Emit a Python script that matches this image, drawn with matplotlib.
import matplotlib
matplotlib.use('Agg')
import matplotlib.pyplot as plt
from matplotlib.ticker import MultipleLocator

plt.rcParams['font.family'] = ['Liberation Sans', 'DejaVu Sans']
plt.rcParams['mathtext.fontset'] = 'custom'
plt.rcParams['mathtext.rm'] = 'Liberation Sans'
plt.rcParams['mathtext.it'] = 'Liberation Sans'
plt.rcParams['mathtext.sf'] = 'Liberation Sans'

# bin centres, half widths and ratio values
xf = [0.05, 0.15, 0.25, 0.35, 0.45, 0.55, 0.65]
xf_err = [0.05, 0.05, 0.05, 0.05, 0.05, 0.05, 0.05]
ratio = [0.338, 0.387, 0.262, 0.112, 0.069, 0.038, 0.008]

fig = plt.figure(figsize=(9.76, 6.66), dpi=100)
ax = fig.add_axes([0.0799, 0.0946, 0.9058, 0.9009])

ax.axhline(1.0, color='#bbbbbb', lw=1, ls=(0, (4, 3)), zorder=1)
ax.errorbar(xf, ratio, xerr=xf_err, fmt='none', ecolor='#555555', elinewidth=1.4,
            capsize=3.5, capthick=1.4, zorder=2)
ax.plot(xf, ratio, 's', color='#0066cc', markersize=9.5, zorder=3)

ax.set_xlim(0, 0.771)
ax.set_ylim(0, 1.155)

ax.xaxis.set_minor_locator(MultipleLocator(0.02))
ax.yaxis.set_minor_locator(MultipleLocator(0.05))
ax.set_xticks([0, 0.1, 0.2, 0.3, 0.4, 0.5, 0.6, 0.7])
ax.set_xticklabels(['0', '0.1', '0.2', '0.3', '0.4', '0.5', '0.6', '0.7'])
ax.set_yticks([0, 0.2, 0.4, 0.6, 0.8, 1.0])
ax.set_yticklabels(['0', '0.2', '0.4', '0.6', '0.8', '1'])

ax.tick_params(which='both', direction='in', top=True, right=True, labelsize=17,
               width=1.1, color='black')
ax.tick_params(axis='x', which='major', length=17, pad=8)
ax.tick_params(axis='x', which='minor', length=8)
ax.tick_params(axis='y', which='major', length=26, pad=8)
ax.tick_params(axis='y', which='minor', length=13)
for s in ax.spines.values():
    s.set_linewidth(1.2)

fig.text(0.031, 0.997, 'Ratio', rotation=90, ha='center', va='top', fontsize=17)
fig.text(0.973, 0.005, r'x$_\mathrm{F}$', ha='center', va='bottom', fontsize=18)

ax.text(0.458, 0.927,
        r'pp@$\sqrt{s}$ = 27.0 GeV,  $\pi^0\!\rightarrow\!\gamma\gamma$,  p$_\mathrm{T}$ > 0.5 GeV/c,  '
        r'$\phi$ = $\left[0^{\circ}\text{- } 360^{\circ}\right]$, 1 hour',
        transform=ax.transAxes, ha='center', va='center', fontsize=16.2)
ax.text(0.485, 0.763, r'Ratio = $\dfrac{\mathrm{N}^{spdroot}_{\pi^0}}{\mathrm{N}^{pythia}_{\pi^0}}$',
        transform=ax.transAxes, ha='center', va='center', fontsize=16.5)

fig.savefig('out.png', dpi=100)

◇ ◇ ◇ ◇

**Stated problem**
Starting at the first line of the data above, please restate word for word every line up to and including the one that holds "plt.rcParams['mathtext.sf'] = 'Liberation", and add nothing else.

**Answer for this exercise**
Emit a Python script that matches this image, drawn with matplotlib.
import matplotlib
matplotlib.use('Agg')
import matplotlib.pyplot as plt
from matplotlib.ticker import MultipleLocator

plt.rcParams['font.family'] = ['Liberation Sans', 'DejaVu Sans']
plt.rcParams['mathtext.fontset'] = 'custom'
plt.rcParams['mathtext.rm'] = 'Liberation Sans'
plt.rcParams['mathtext.it'] = 'Liberation Sans'
plt.rcParams['mathtext.sf'] = 'Liberation Sans'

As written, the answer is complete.